Vinay Rustagi, managing director at Bridge to India, said: “2018 was an extremely testing year for the solar market. Pretty much everything that could go wrong, did go wrong. Issues such as safeguard duty and GST created uncertainty for the entire industry, costs went up, execution challenges mounted and to make matter worse, the DISCOMs cancelled many tenders because of unrealistic tariff expectations. 2019 is expected to be better but the new government will have to work hard to re-build investor appetite. Rooftop solar remains a bright spot but even this market has seen some serious policy reversals in the last few months.”

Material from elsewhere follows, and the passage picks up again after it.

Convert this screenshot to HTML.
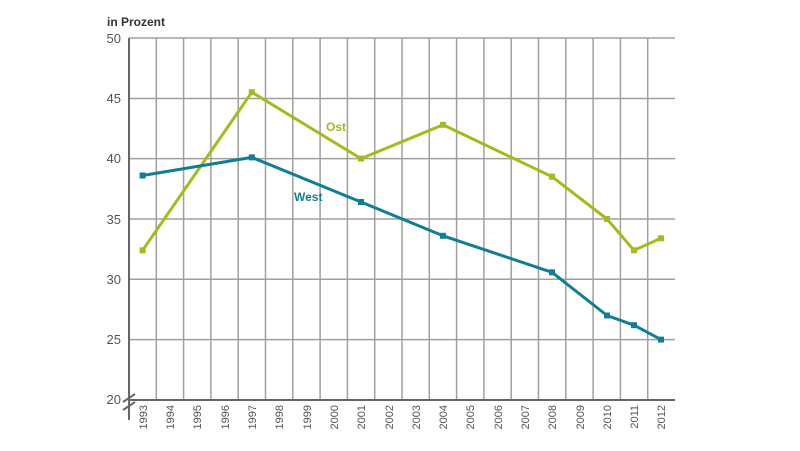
<!DOCTYPE html>
<html><head><style>body{margin:0;background:#fff}svg{display:block}text{font-family:"Liberation Sans",sans-serif}</style></head>
<body>
<svg width="800" height="451" viewBox="0 0 800 451" xmlns="http://www.w3.org/2000/svg">
<text x="107" y="26" font-size="12" font-weight="bold" fill="#333">in Prozent</text>
<g stroke="#a0a0a0" stroke-width="1.5">
<line x1="129" y1="38" x2="675" y2="38"/><line x1="129" y1="98.5" x2="675" y2="98.5"/><line x1="129" y1="158.6" x2="675" y2="158.6"/><line x1="129" y1="219" x2="675" y2="219"/><line x1="129" y1="279.3" x2="675" y2="279.3"/><line x1="129" y1="339.6" x2="675" y2="339.6"/>
<line x1="156.3" y1="38" x2="156.3" y2="400"/><line x1="183.6" y1="38" x2="183.6" y2="400"/><line x1="210.9" y1="38" x2="210.9" y2="400"/><line x1="238.2" y1="38" x2="238.2" y2="400"/><line x1="265.5" y1="38" x2="265.5" y2="400"/><line x1="292.8" y1="38" x2="292.8" y2="400"/><line x1="320.1" y1="38" x2="320.1" y2="400"/><line x1="347.4" y1="38" x2="347.4" y2="400"/><line x1="374.7" y1="38" x2="374.7" y2="400"/><line x1="402" y1="38" x2="402" y2="400"/><line x1="429.3" y1="38" x2="429.3" y2="400"/><line x1="456.6" y1="38" x2="456.6" y2="400"/><line x1="483.9" y1="38" x2="483.9" y2="400"/><line x1="511.2" y1="38" x2="511.2" y2="400"/><line x1="538.5" y1="38" x2="538.5" y2="400"/><line x1="565.8" y1="38" x2="565.8" y2="400"/><line x1="593.1" y1="38" x2="593.1" y2="400"/><line x1="620.4" y1="38" x2="620.4" y2="400"/><line x1="647.7" y1="38" x2="647.7" y2="400"/>
</g>
<g stroke="#666" stroke-width="2"><line x1="129" y1="38" x2="129" y2="420"/><line x1="129" y1="400" x2="675" y2="400"/>
<line x1="123" y1="402" x2="135" y2="394"/><line x1="123" y1="410" x2="135" y2="402"/></g>
<g font-size="13" fill="#555" text-anchor="end">
<text x="121" y="43">50</text><text x="121" y="103">45</text><text x="121" y="163">40</text><text x="121" y="224">35</text><text x="121" y="284">30</text><text x="121" y="344">25</text><text x="121" y="404">20</text></g>
<g font-size="11" fill="#555" text-anchor="end">
<text transform="translate(147,405) rotate(-90)">1993</text><text transform="translate(174,405) rotate(-90)">1994</text><text transform="translate(201,405) rotate(-90)">1995</text><text transform="translate(229,405) rotate(-90)">1996</text><text transform="translate(256,405) rotate(-90)">1997</text><text transform="translate(283,405) rotate(-90)">1998</text><text transform="translate(311,405) rotate(-90)">1999</text><text transform="translate(338,405) rotate(-90)">2000</text><text transform="translate(365,405) rotate(-90)">2001</text><text transform="translate(393,405) rotate(-90)">2002</text><text transform="translate(420,405) rotate(-90)">2003</text><text transform="translate(447,405) rotate(-90)">2004</text><text transform="translate(474,405) rotate(-90)">2005</text><text transform="translate(502,405) rotate(-90)">2006</text><text transform="translate(529,405) rotate(-90)">2007</text><text transform="translate(556,405) rotate(-90)">2008</text><text transform="translate(584,405) rotate(-90)">2009</text><text transform="translate(611,405) rotate(-90)">2010</text><text transform="translate(638,405) rotate(-90)">2011</text><text transform="translate(665,405) rotate(-90)">2012</text></g>
<polyline fill="none" stroke="#a8b91c" stroke-width="3" stroke-linejoin="round" points="142.6,250.3 251.8,92.2 361,158.6 443,124.8 552,176.7 607,219 634,250.3 661,238.3"/>
<g fill="#a8b91c"><rect x="139.6" y="247.3" width="6" height="6"/><rect x="248.8" y="89.2" width="6" height="6"/><rect x="358" y="155.6" width="6" height="6"/><rect x="440" y="121.8" width="6" height="6"/><rect x="549" y="173.7" width="6" height="6"/><rect x="604" y="216" width="6" height="6"/><rect x="631" y="247.3" width="6" height="6"/><rect x="658" y="235.3" width="6" height="6"/></g>
<polyline fill="none" stroke="#107f93" stroke-width="3" stroke-linejoin="round" points="142.6,175.5 251.8,157.4 361,202 443,235.8 552,272.3 607,315.5 634,325.2 661,339.6"/>
<g fill="#107f93"><rect x="139.6" y="172.5" width="6" height="6"/><rect x="248.8" y="154.4" width="6" height="6"/><rect x="358" y="199" width="6" height="6"/><rect x="440" y="232.8" width="6" height="6"/><rect x="549" y="269.3" width="6" height="6"/><rect x="604" y="312.5" width="6" height="6"/><rect x="631" y="322.2" width="6" height="6"/><rect x="658" y="336.6" width="6" height="6"/></g>
<text x="326" y="131" font-size="12" font-weight="bold" fill="#a8b91c">Ost</text>
<text x="294" y="201" font-size="12" font-weight="bold" fill="#107f93">West</text>
</svg>
</body></html>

Utility-scale solar capacity addition has been “sluggish” since Q2 2018 and Q4 2018's figures were down by 46% over the same quarter in 2017. However, the rooftop solar market continues to grow strongly and is up 47% over the previous year. Andhra Pradesh and Gujarat led the way in large-scale capacity additions in Q8 2018.

The top three states for total large-scale commissioned capacity continue to be:

Karnataka – 5,328MW
Telangana – 3,501MW
Rajasthan – 3,081MW

The top three developers in 2018 for commissioned capacity were Indian firms:

Adani – 740MW
Acme – 720MW
Essel Infra – 460MW 

Chinese firms GCL, Risen Energy and JA Solar were the leading module suppliers with Sungrow, ABB and Huawei the leading inverter suppliers. Meanwhile, Indian firms Sterling & Wilson and Mahindra Susten led the EPC market.

Module prices have fallen to US$0.20/W, down 44% year-on-year, however, Bridge to India noted that this reduction was mostly offset by the 25% safeguard duty and 5% GST as well as more than 10% Rupee depreciation. Moreover, prices are expected to harden in 2019 by 5-10%. 

The huge and unprecedented number of new tenders at more than 51GW in 2018, with 15GW just in Q4, was thwarted by a similarly huge number of tender cancellations with just under 17GW of tendered capacity withdrawn and another 9,238MW of tenders undersubscribed in the course of the year.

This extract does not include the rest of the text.